Titulaire d’un DNSEP en design graphique interactivité, elle cherche à utiliser le design graphique comme une source de partage et de découverte avec les publics, pour leur donner accès à des choses qui leur étaient jusqu’à maintenant inconnues.
Elle souhaite ouvrir un Café Librairie, toujours dans une volonté d’équité un peu utopique. Avec l’envie de faire découvrir à tous ces livres graphiquement travaillés pour jouer avec les perceptions des lecteurs, mais aussi le partage et l’échange possible entre plusieurs publics.
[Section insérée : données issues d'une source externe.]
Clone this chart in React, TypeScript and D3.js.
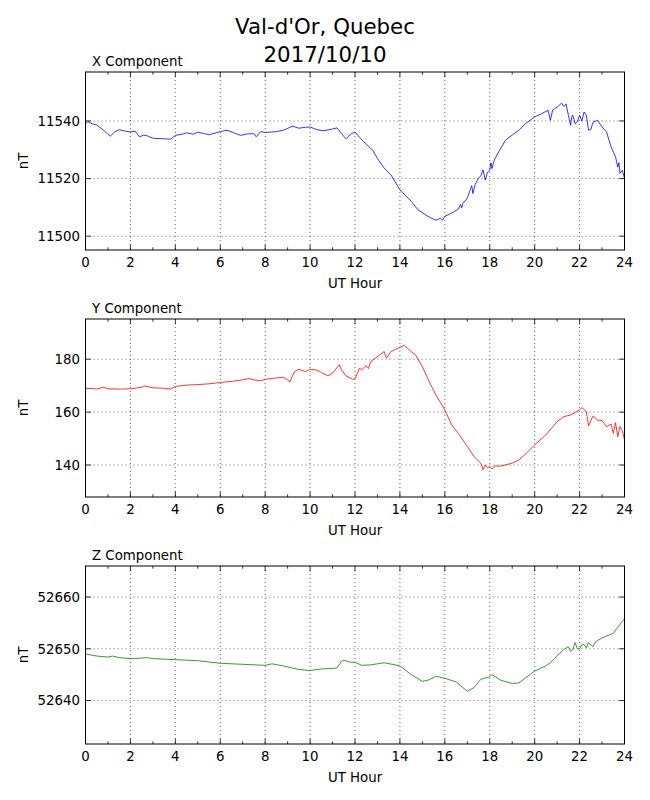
import React from "react";
import * as d3 from "d3";

const titleLines = ["Val-d'Or, Quebec", "2017/10/10"];
const panelTitles = ["X Component", "Y Component", "Z Component"];
const xTickValues = [0, 2, 4, 6, 8, 10, 12, 14, 16, 18, 20, 22, 24];
const xMinorTicks = [1, 3, 5, 7, 9, 11, 13, 15, 17, 19, 21, 23];

const xCompHours = [0, 0.1, 0.3, 0.5, 0.6, 0.8, 1.0, 1.1, 1.3, 1.5, 1.8, 2.0, 2.2, 2.4, 2.6, 2.8, 3.0, 3.5, 3.8, 4.0, 4.3, 4.5, 4.8, 5.0, 5.3, 5.5, 6.0, 6.3, 6.6, 6.9, 7.2, 7.5, 7.6, 7.8, 8.0, 8.5, 8.8, 9.0, 9.2, 9.5, 9.8, 10.0, 10.3, 10.6, 11.0, 11.2, 11.4, 11.6, 11.8, 12.0, 12.2, 12.5, 12.8, 13.0, 13.3, 13.6, 14.0, 14.5, 14.8, 15.2, 15.6, 15.8, 15.9, 16.0, 16.3, 16.6, 16.7, 16.75, 16.8, 17.0, 17.1, 17.2, 17.25, 17.35, 17.5, 17.6, 17.7, 17.8, 17.9, 18.0, 18.05, 18.1, 18.2, 18.4, 18.7, 19.0, 19.3, 19.6, 20.0, 20.3, 20.6, 20.7, 20.8, 21.0, 21.2, 21.3, 21.4, 21.5, 21.6, 21.65, 21.7, 21.8, 21.9, 22.0, 22.1, 22.2, 22.3, 22.4, 22.5, 22.6, 22.8, 23.0, 23.2, 23.4, 23.6, 23.7, 23.75, 23.8, 23.9, 24.0];
const xCompValues = [11539.0, 11539.8, 11539.0, 11538.6, 11538.0, 11536.8, 11535.4, 11534.7, 11536.2, 11537.0, 11536.4, 11536.2, 11536.5, 11534.5, 11535.1, 11534.7, 11534.0, 11533.8, 11533.7, 11535.0, 11535.4, 11535.9, 11535.4, 11536.1, 11535.6, 11535.2, 11536.3, 11536.8, 11535.9, 11535.0, 11535.5, 11535.6, 11534.5, 11536.3, 11536.0, 11536.3, 11536.8, 11537.4, 11538.2, 11537.5, 11537.8, 11537.9, 11537.0, 11536.6, 11537.2, 11537.6, 11535.6, 11533.8, 11535.4, 11536.2, 11534.3, 11532.0, 11529.7, 11527.0, 11523.6, 11521.3, 11516.1, 11512.1, 11509.2, 11507.1, 11505.5, 11506.2, 11505.6, 11506.9, 11508.0, 11509.4, 11511.0, 11509.8, 11511.3, 11513.2, 11515.5, 11517.5, 11514.8, 11518.0, 11520.1, 11521.0, 11523.0, 11519.5, 11522.2, 11523.0, 11525.5, 11523.5, 11526.4, 11529.3, 11533.3, 11535.1, 11536.8, 11539.1, 11541.4, 11542.5, 11543.7, 11540.2, 11543.8, 11544.8, 11546.2, 11545.0, 11545.9, 11542.0, 11538.5, 11541.5, 11542.0, 11539.0, 11539.7, 11542.0, 11540.0, 11543.1, 11542.0, 11536.8, 11537.0, 11539.6, 11540.2, 11537.9, 11536.2, 11531.0, 11527.6, 11524.0, 11525.5, 11521.8, 11522.9, 11520.1];

const yCompHours = [0, 0.3, 0.5, 0.8, 1.0, 1.5, 2.0, 2.5, 2.6, 3.0, 3.5, 3.8, 4.0, 4.5, 5.0, 5.5, 6.0, 6.5, 7.0, 7.3, 7.5, 7.8, 8.0, 8.5, 8.8, 9.0, 9.1, 9.3, 9.5, 9.8, 10.0, 10.3, 10.5, 10.8, 11.0, 11.3, 11.4, 11.6, 11.9, 12.0, 12.2, 12.3, 12.5, 12.6, 12.7, 13.0, 13.3, 13.4, 13.6, 14.0, 14.2, 14.5, 14.7, 15.0, 15.3, 15.6, 16.0, 16.3, 16.6, 17.0, 17.3, 17.6, 17.7, 17.8, 17.9, 18.0, 18.1, 18.2, 18.5, 19.0, 19.3, 19.6, 20.0, 20.5, 21.0, 21.3, 21.6, 22.0, 22.1, 22.3, 22.4, 22.6, 22.8, 23.0, 23.2, 23.4, 23.5, 23.6, 23.7, 23.8, 23.9, 24.0];
const yCompValues = [169.0, 168.9, 168.7, 169.4, 168.8, 168.7, 168.8, 169.4, 169.9, 169.2, 169.0, 168.7, 169.7, 170.2, 170.4, 170.7, 171.2, 171.6, 172.2, 172.7, 172.2, 171.8, 172.4, 172.9, 173.2, 172.2, 171.4, 175.3, 176.2, 175.3, 176.2, 175.9, 175.0, 173.7, 174.7, 177.9, 176.0, 173.7, 172.4, 172.6, 176.6, 176.0, 177.5, 176.5, 179.1, 181.0, 182.9, 180.5, 182.9, 184.5, 185.2, 182.9, 181.6, 177.2, 171.6, 166.5, 160.8, 155.2, 152.0, 147.0, 143.2, 140.7, 138.2, 140.0, 139.0, 139.4, 138.5, 139.6, 139.6, 140.7, 141.9, 144.2, 147.6, 151.4, 156.4, 158.3, 158.9, 160.8, 161.7, 160.2, 154.8, 158.6, 157.0, 156.8, 154.5, 155.5, 152.0, 156.0, 150.7, 154.5, 153.0, 149.5];

const zCompHours = [0, 0.5, 1.0, 1.2, 1.5, 2.0, 2.5, 2.7, 3.0, 3.5, 4.0, 5.0, 6.0, 7.0, 7.5, 8.0, 8.3, 8.8, 9.2, 9.5, 10.0, 10.5, 11.0, 11.2, 11.4, 11.5, 11.8, 12.0, 12.3, 12.7, 13.0, 13.3, 14.0, 14.5, 15.0, 15.3, 15.6, 16.0, 16.5, 17.0, 17.3, 17.6, 18.0, 18.1, 18.5, 19.0, 19.3, 19.6, 20.0, 20.5, 20.7, 21.0, 21.3, 21.5, 21.6, 21.7, 21.8, 21.9, 22.0, 22.1, 22.2, 22.3, 22.4, 22.6, 22.7, 22.8, 23.0, 23.5, 23.7, 23.9, 24.0];
const zCompValues = [52649.0, 52648.6, 52648.4, 52648.6, 52648.3, 52648.1, 52648.2, 52648.3, 52648.1, 52648.0, 52647.9, 52647.7, 52647.2, 52647.0, 52646.9, 52646.8, 52647.1, 52646.7, 52646.3, 52646.0, 52645.8, 52646.1, 52646.2, 52646.3, 52647.6, 52647.8, 52647.4, 52647.4, 52646.8, 52646.9, 52647.1, 52647.3, 52646.7, 52645.0, 52643.7, 52644.0, 52644.7, 52644.3, 52643.6, 52641.8, 52642.5, 52644.1, 52644.6, 52645.0, 52643.9, 52643.3, 52643.4, 52644.4, 52645.7, 52646.7, 52647.3, 52648.6, 52649.9, 52650.4, 52649.5, 52649.9, 52651.2, 52650.0, 52650.0, 52650.8, 52650.8, 52650.2, 52651.2, 52650.4, 52651.3, 52651.6, 52652.1, 52653.0, 52654.1, 52655.3, 52655.8];

const xCompTicks = [11500, 11520, 11540];
const yCompTicks = [140, 160, 180];
const zCompTicks = [52640, 52650, 52660];

const xCompDomain = [11495.2, 11557];
const yCompDomain = [127.9, 195.2];
const zCompDomain = [52631.6, 52666];

const FONT = "DejaVu Sans";
const LEFT = 85.5;
const RIGHT = 624.5;
const PANEL_H = 178;
const panelTops = [72, 319, 566];

const panels = [
  { title: panelTitles[0], hours: xCompHours, values: xCompValues, ticks: yTicksOr(xCompTicks), domain: xCompDomain, color: "#0000ff" },
  { title: panelTitles[1], hours: yCompHours, values: yCompValues, ticks: yTicksOr(yCompTicks), domain: yCompDomain, color: "#ff0000" },
  { title: panelTitles[2], hours: zCompHours, values: zCompValues, ticks: yTicksOr(zCompTicks), domain: zCompDomain, color: "#008000" },
];

function yTicksOr(t: number[]) {
  return t;
}

function Panel({ p, top }: { p: any; top: number }) {
  const bottom = top + PANEL_H;
  const x = d3.scaleLinear().domain([0, 24]).range([LEFT, RIGHT]);
  const y = d3.scaleLinear().domain(p.domain).range([bottom, top]);
  const pts: [number, number][] = p.hours.map((h: number, i: number) => [h, p.values[i]]);
  const line = d3
    .line<[number, number]>()
    .x((d) => x(d[0]))
    .y((d) => y(d[1]));
  const clipId = "clip-" + top;
  return (
    <g>
      <defs>
        <clipPath id={clipId}>
          <rect x={LEFT} y={top} width={RIGHT - LEFT} height={PANEL_H} />
        </clipPath>
      </defs>
      {/* grid */}
      {xTickValues.map((t) => (
        <line key={"gx" + t} x1={x(t)} x2={x(t)} y1={top} y2={bottom} stroke="#000" strokeWidth={0.6} strokeDasharray="1,3" />
      ))}
      {p.ticks.map((t: number) => (
        <line key={"gy" + t} x1={LEFT} x2={RIGHT} y1={y(t)} y2={y(t)} stroke="#000" strokeWidth={0.6} strokeDasharray="1,3" />
      ))}
      {/* data */}
      <path d={line(pts) || ""} fill="none" stroke={p.color} strokeWidth={0.8} clipPath={`url(#${clipId})`} strokeLinejoin="round" />
      {/* ticks */}
      {xTickValues.map((t) => (
        <g key={"tx" + t}>
          <line x1={x(t)} x2={x(t)} y1={bottom} y2={bottom - 5.3} stroke="#000" strokeWidth={0.8} />
          <line x1={x(t)} x2={x(t)} y1={top} y2={top + 5.3} stroke="#000" strokeWidth={0.8} />
          <text x={x(t)} y={bottom + 17} textAnchor="middle" fontFamily={FONT} fontSize={13.33} fill="#000">
            {t}
          </text>
        </g>
      ))}
      {xMinorTicks.map((t) => (
        <g key={"mx" + t}>
          <line x1={x(t)} x2={x(t)} y1={bottom} y2={bottom - 2.7} stroke="#000" strokeWidth={0.8} />
          <line x1={x(t)} x2={x(t)} y1={top} y2={top + 2.7} stroke="#000" strokeWidth={0.8} />
        </g>
      ))}
      {p.ticks.map((t: number) => (
        <g key={"ty" + t}>
          <line x1={LEFT} x2={LEFT + 5.3} y1={y(t)} y2={y(t)} stroke="#000" strokeWidth={0.8} />
          <line x1={RIGHT} x2={RIGHT - 5.3} y1={y(t)} y2={y(t)} stroke="#000" strokeWidth={0.8} />
          <text x={LEFT - 5.5} y={y(t) + 4.8} textAnchor="end" fontFamily={FONT} fontSize={13.33} fill="#000">
            {t}
          </text>
        </g>
      ))}
      {/* frame */}
      <rect x={LEFT} y={top} width={RIGHT - LEFT} height={PANEL_H} fill="none" stroke="#000" strokeWidth={1} />
      {/* titles and labels */}
      <text x={92} y={top - 6.3} fontFamily={FONT} fontSize={13.33} fill="#000">
        {p.title}
      </text>
      <text x={(LEFT + RIGHT) / 2} y={bottom + 38} textAnchor="middle" fontFamily={FONT} fontSize={13.33} fill="#000">
        UT Hour
      </text>
      <text
        transform={`translate(27.5, ${top + PANEL_H / 2}) rotate(-90)`}
        textAnchor="middle"
        fontFamily={FONT}
        fontSize={13.33}
        fill="#000"
      >
        nT
      </text>
    </g>
  );
}

export default function App() {
  return (
    <svg width={650} height={800} style={{ position: "absolute", left: 0, top: 0, background: "#fff" }}>
      <rect x={0} y={0} width={650} height={800} fill="#fff" />
      <text x={325} y={34} textAnchor="middle" fontFamily={FONT} fontSize={21.33} fill="#000">
        {titleLines[0]}
      </text>
      <text x={325} y={61.5} textAnchor="middle" fontFamily={FONT} fontSize={21.33} fill="#000">
        {titleLines[1]}
      </text>
      {panels.map((p, i) => (
        <Panel key={i} p={p} top={panelTops[i]} />
      ))}
    </svg>
  );
}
Prenons exemple sur le livre de Matthias Picard, "Jim Curious, Voyage au cœur de l'océan", où le lecteur est invité à mettre les lunettes 3D et voit alors les fonds marins en relief, comme sortant du livre et bougeant. Ce sont donc beaucoup de livres qui interagissent avec les lecteurs, mais qui sont inconnus du grand public.
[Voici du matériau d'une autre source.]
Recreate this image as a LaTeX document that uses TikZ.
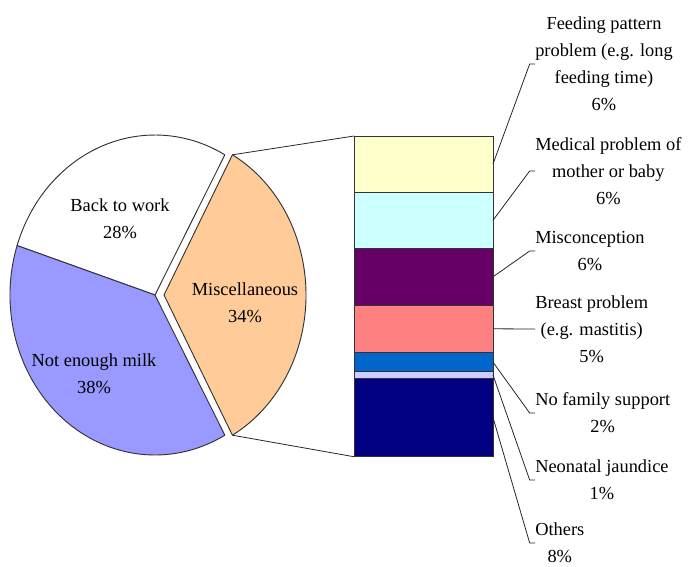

celine.dubois15@laposte.net
Le travail de Céline Dubois s'inscrit dans la grande tradition du design graphique militant. Les manifestations contre la Loi Travail du printemps dernier ont constitué une expérience initiatique pour la jeune femme. Elle paraît y avoir trouvé un objectif concret vers lequel tourner son activité, venu à point nommé compléter sa formation. Le cadre de la manif’ génère toute une série de contraintes nouvelles, comme la nécessité de textes courts, d'une production en masse peu coûteuse. Il a fait naître un corpus de création graphique à part, avec ses dispositifs spécifiques, comme ce distributeur, porté sur le dos, qui laisse aux manifestants la liberté de prendre les textes imprimés et de ne pas se sentir assujettis à un tractage. Il ne s'agit plus de produire un objet multiple et de laisser à d'autres le soin de le diffuser mais bien d'aller à la rencontre de l'utilisateur, éventuellement d’engager la discussion avec lui : l'objet designé devient le support d’un échange d'autant plus riche qu'il a été conçu avec soin.
En réalité, on retrouve des traits de cohérence avec son travail d’étudiante, en particulier d'un point de vue formel. Ainsi, l’usage d'une ligne brisée colorée qui traverse la page, figure aussi bien dans ses ouvrages comme l’édition du premier chapitre du Maître ignorant de Jacques Rancière que dans les tracts et autres feuillets édités pour les manifestations. Mais à cette rectitude s'opposent désormais les rubans des pochoirs qui ont servi à écrire des citations sur les trottoirs. Reliquats de ces actions, ces rubans blancs s'enroulent sur eux-mêmes comme d'improbables phylactères. La couleur y entoure du vide et fait apparaître en creux les mots qui restent maintenant dans la ville.
Le fond aussi est resté le même : le cœur de cette démarche est toujours de transmettre des textes (Georges Perec, Cormac McCarthy entre autres) afin de provoquer le questionnement. Le travail sur le pli, la mise en page, le choix des polices, l'usage de la couleur... sont autant de moyens de réaliser une transmission qui ne soit pas verticale, qui soit autre chose que l'imposition de mots et d'idées du haut vers le bas. Il s'agit donc toujours de propositions à la fois exigeantes et généreuses, généreuses parce qu'exigeantes, supposant en chacun la qualité d'attention nécessaire à une réception active des messages imprimés.